This is the third book in Maxwell’s series that began with Ring of Bright Water. Like the second, The Rocks Remain, it focuses more on the author’s personal trials than on the otters. Maxwell explains in an opening chapter that when he wrote The Rocks Remain he could not share all details of what was happening at Camusfearna, but now in Raven Seek Thy Brother all is divulged, to make clear why his idyll was spoiled and eventually abandoned. He states early in the book that after a failed relationship his ex cursed the rowan tree on his land and following that misfortunes one after another came upon Camusfearna. The reader learns about various accidents, management problems and financial straits, as well as the author’s debilitating health problems. There is a curious chapter about local tales of supernatural events, including a poltergeist that appears to haunt Maxwell’s own house for a time. Another chapter describes his travels to Iceland in order to learn about eider duck colonies, in the interest of establishing his own to gather the down for profit. I enjoyed reading about when he took his two deerhounds (older and inexperienced compared to the other dogs) coursing for hares on the moors with a local club. The book ends, sadly, with the disintegration of Camusfearna and his efforts to ensure a safe future for the otters. My assumption at the end of The Rocks Remain that he had let go free otters which were not native was mistaken; here it was made clear to me that only the Scottish otters were released into the wild (and some years later one returned to him after it had been injured, in a remarkable reunion); the foreign species he tried to place in zoos when he could no longer keep them. The chapters about the otters are the highlight of this book, but as the best one comes at the very end it felt kind of belated. The narrative is sometimes a muddle (I could not make sense of the section describing how he was incriminated by the Italian law after publishing God Protect Me From My Friends) but I still really enjoy the quality and style of Maxwell’s writing.
233 pages, 1968
I'm wondering if this is based on a true story.

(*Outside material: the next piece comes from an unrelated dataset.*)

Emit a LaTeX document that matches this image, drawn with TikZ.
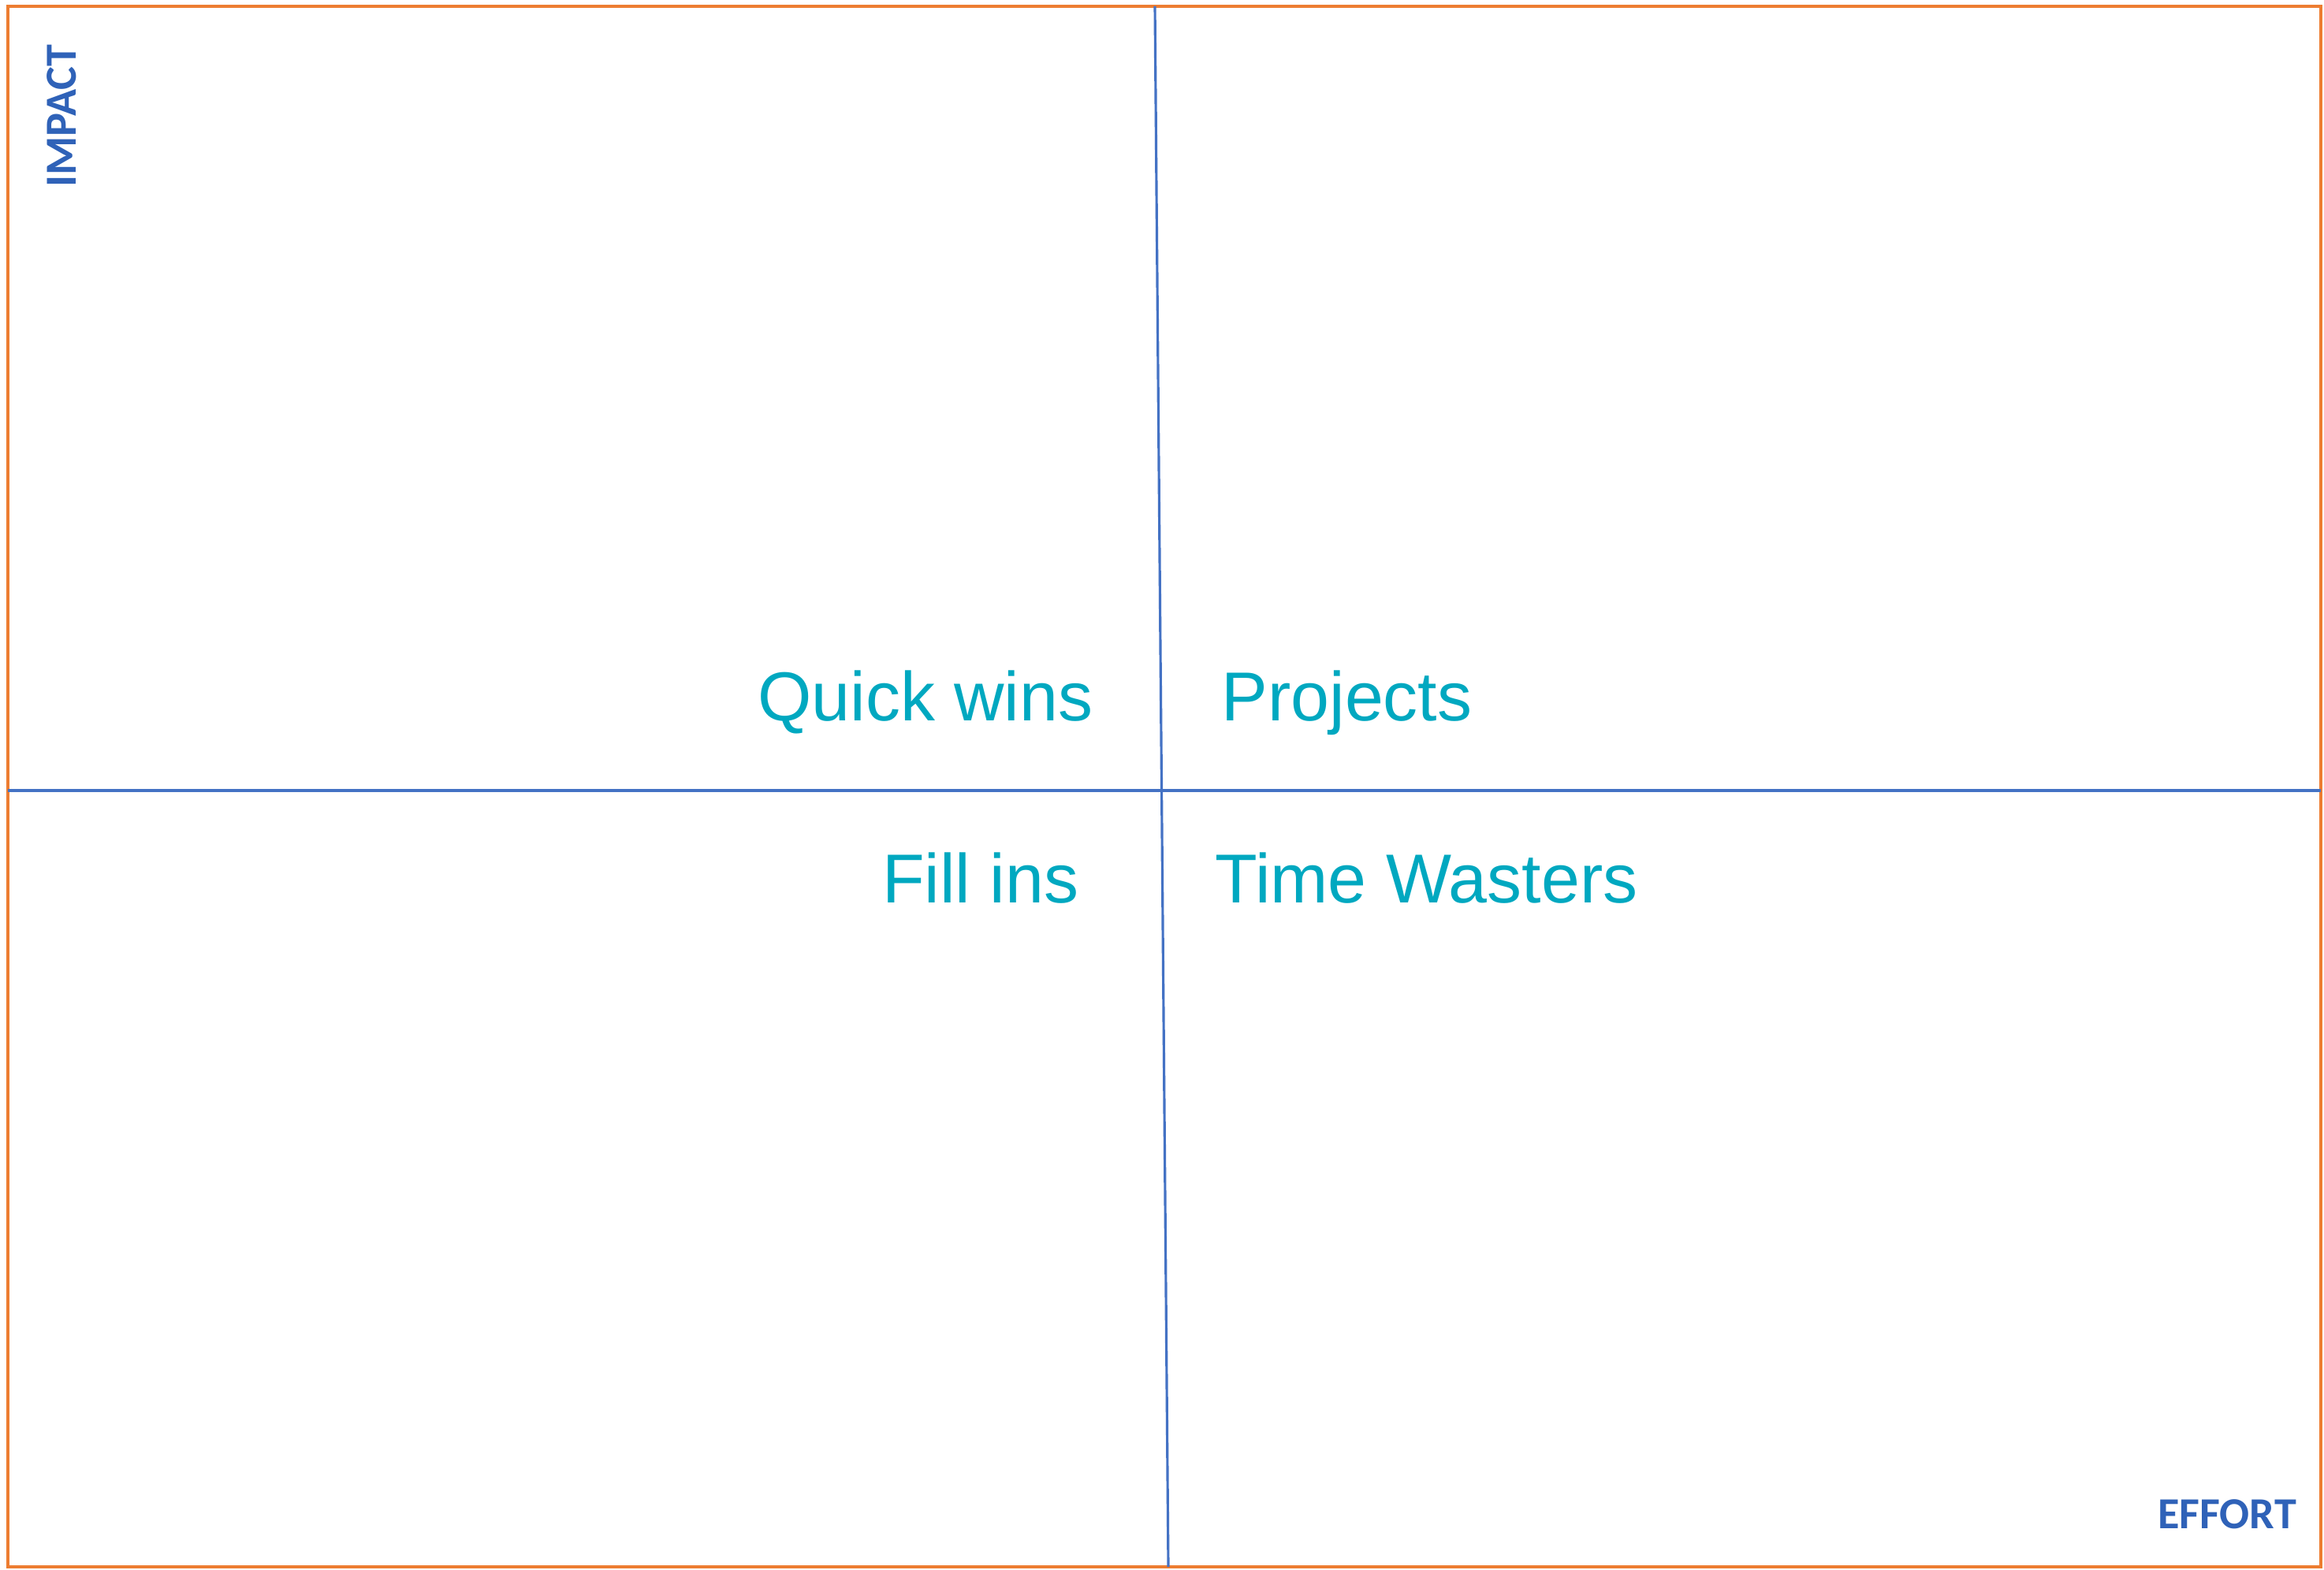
\documentclass[tikz,border=0pt]{standalone}
\usepackage{fontspec}
\newfontfamily\quadfont{Liberation Sans}
\newfontfamily\axisfont{Carlito}
\definecolor{frameorange}{RGB}{237,125,49}
\definecolor{gridblue}{RGB}{68,114,196}
\definecolor{axisblue}{RGB}{47,98,184}
\definecolor{quadteal}{RGB}{0,168,192}
\tikzset{
  quadlabel/.style={font=\quadfont\fontsize{25}{30}\selectfont, text=quadteal, inner sep=0pt},
  axislabel/.style={font=\axisfont\bfseries\fontsize{16}{19}\selectfont, text=axisblue, inner sep=0pt},
  gridline/.style={line width=0.9pt, color=gridblue},
}

\begin{document}
\begin{tikzpicture}[x=0.01cm, y=-0.01cm]
			%%%%% FRAME %%%%%
			\useasboundingbox (0, 0) rectangle (2948, 1992);
			\draw[line width=1.2pt, color=frameorange] (10, 8) rectangle (2944, 1988);
			
			\coordinate (gridtop) at (1465, 8);
			\coordinate (gridbottom) at (1482, 1988);
			\coordinate (gridleft) at (10, 1003);
			\coordinate (gridright) at (2944, 1003);
			
			\draw[gridline] (gridtop) -- (gridbottom);
			\draw[gridline] (gridleft) -- (gridright);
			
			%%%%% QUADRANTS %%%%%
			\node[quadlabel, anchor=base east] (quickwins) at (1387, 915) {Quick wins};
			\node[quadlabel, anchor=base west] (projects) at (1549, 915) {Projects};
			\node[quadlabel, anchor=base east] (fillins) at (1369, 1146) {Fill ins};
			\node[quadlabel, anchor=base west] (timewasters) at (1541, 1146) {Time Wasters};
			
			%%%%% AXES %%%%%
			\node[axislabel, rotate=90] (impact) at (78, 147) {IMPACT};
			\node[axislabel] (effort) at (2825, 1921) {EFFORT};
		\end{tikzpicture}
\end{document}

He certainly wrote it as if it were. I had no doubts until I began reading about the supernatural occurrences. The author almost sounded skeptical himself, but then described windows being blown out of the house and objects flying off shelves, with no clear explanation as to what caused them. I didn't quite know what to think.
I like all these titles, but I get antsy when people write about supernatural events in a nonfictiony way and then don't tell me what was actually causing them. I know there are more things in heaven and earth etc., but anyway I do not believe in poltergeists.
Jenny- I know what you mean. It makes it hard to come away from the book feeling satisfied, in a way.